NEA, IPPAN Submit Amendment Proposals to Forest Act amendment bill on Forest Clearance for Transmission Lines and infrastructure project


Developers complain of prolonged procedure to get approval for environmental and forest clearance for infrastructure projects. It is not only the NEA, the private sector developers also complain about a prolonged procedure to get approval for environmental and forest clearance for constructing power projects.

The Nepal Electricity Authority said last week that construction of the New Butwal-Bardaghat Transmission Line Project Office would move ahead after a prolonged delay with the forest authorities’ clearance to cut down trees.

According to officials, the delay was caused by one of the forest officers not being ready to sign a document authorising the cutting of trees in the stretches that come under the transmission towers even though higher authorities had already approved the plan.

“We waited for two weeks to get the signature of a forest officer,” said Vishwa Ranjan, chief of the New Butwal-Bardaghat Transmission Line Project.

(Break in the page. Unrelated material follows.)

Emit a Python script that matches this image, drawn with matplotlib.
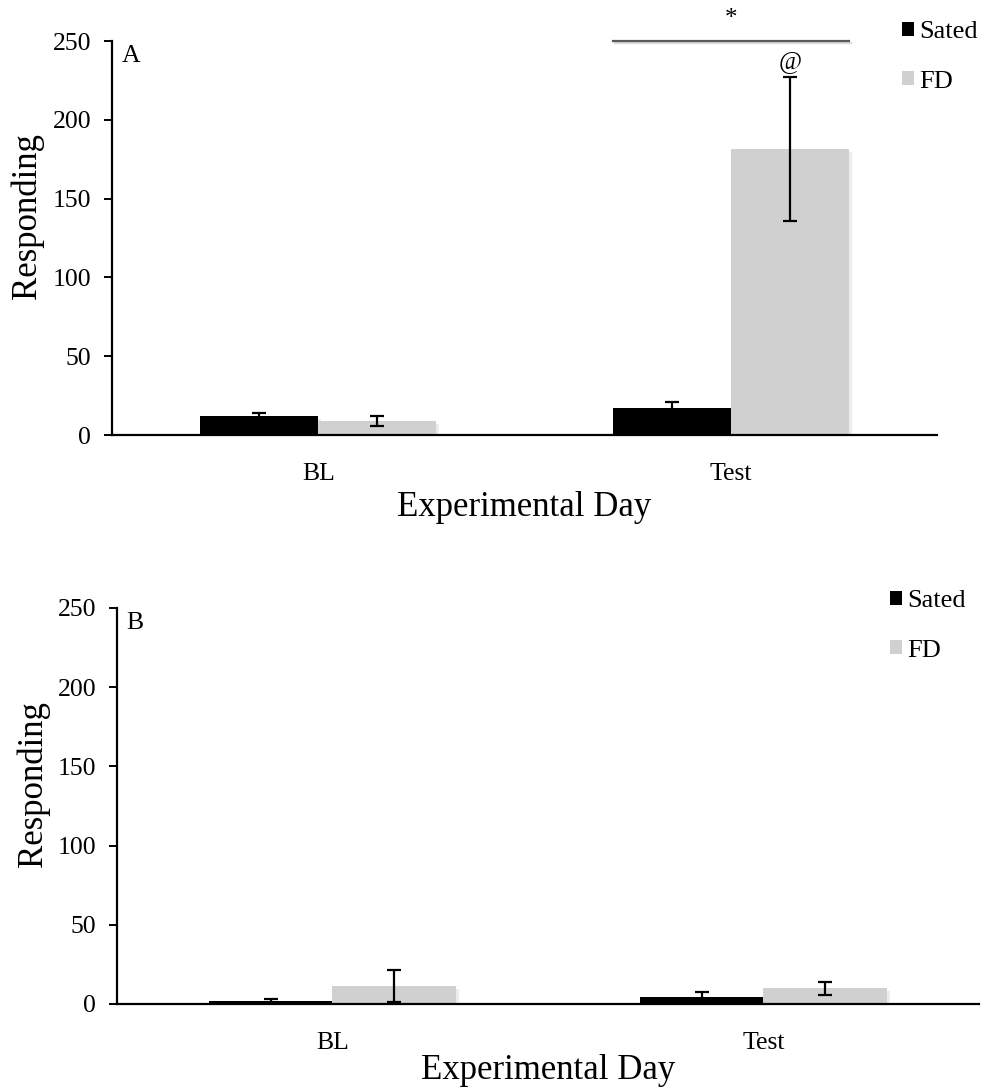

“The problem is now partially solved because it is the clearance only for cutting trees for foundation of transmission towers,” said Ranjan. “We have to take separate approval for cutting the trees along the right of the way of the transmission line.”

The NEA said that it aims to complete this section of transmission line within the next six months. “This transmission line is important to evacuate power from the Kaligandaki corridor where a number of new projects are being developed,” said Ranjan.

It is not only the NEA, the private sector developers also complain about a prolonged procedure to get approval for environmental and forest clearance for constructing power projects.

As prolonged delay in forest clearance has been major concerns for the hydropower sector, stakeholders said the new bill to amend the electricity Act registered in Parliament will make life more difficult for the development and hydropower and construction of transmission lines.

The provision to amend the Forest Act-2019 in the bill registered to amend ‘Some Nepal Acts’ proposes that the infrastructure developers need to deposit money to the Forest Fund for the purpose of buying equivalent lands for planting trees and additional amount for looking after them for five years.

In the Forest Act-2019, the developers can provide land for land and money for buying land if they cannot provide the land for growing trees preferably close to the project site.

The amendment proposes compensation that the government entity or the one having majority government stakes should pay for using the forest land for transmission towers and lines.

As the NEA is the only entity involved in transmission line construction in the country, it is required to pay 10 percent of the cost that it takes for growing new trees for cutting trees for transmission towers in the national forest, according to the bill. Additional compensation should also be paid as determined (in the regulation) for cutting the trees for the transmission’s right of way.

As per the current Forest Regulation-2022, a project needs to pay as much as Rs3 million per hectare in the Tarai to Rs6 million per hectare in Kathmandu Valley for clearance of shrub areas. When it comes to tree cutting, the compensation to be paid for these two areas stands at Rs3.5 million and Rs8 million per hectare, respectively.

The NEA is particularly concerned over the provisions of the registered bill.

“We have registered our opposition to the provisions of the bill to the energy ministry making it clear that they will create more problems in building transmission lines,” said Dirghayu Kumar Shrestha, chief of the transmission directorate at the NEA. “As we are focussed on improving the transmission infrastructure to enhance reliability of power supply, bottlenecks in transmission line construction should be removed as early as possible.”

He, however, didn’t point out particularly how the proposed bill would affect the transmission line projects. The existing Act is silent on the money to be deposited to the Forest Fund for the purpose of compensating for the forest lost through reforestation.

Private sector power developers have also expressed reservations over the provisions of the bill. The Independent Power Producers Association, Nepal (IPPAN) has submitted an amendment proposal to the energy and law ministries as well as the Speaker of the House of Representatives.

IPPAN has called for provisions that the project developers should be allowed to choose whether to provide land or money for reforestation.

It also calls for compensating the forest authorities fully only for permanent use of the forest land. “For the use of forest land temporarily, the developer should be able to provide a specified lease amount as long as the land is used,” the proposal states.

The bill does not discriminate between permanent and temporary use of forest land. There should be separate provisions for temporary and permanent users, said Ganesh Karki, president of IPPAN.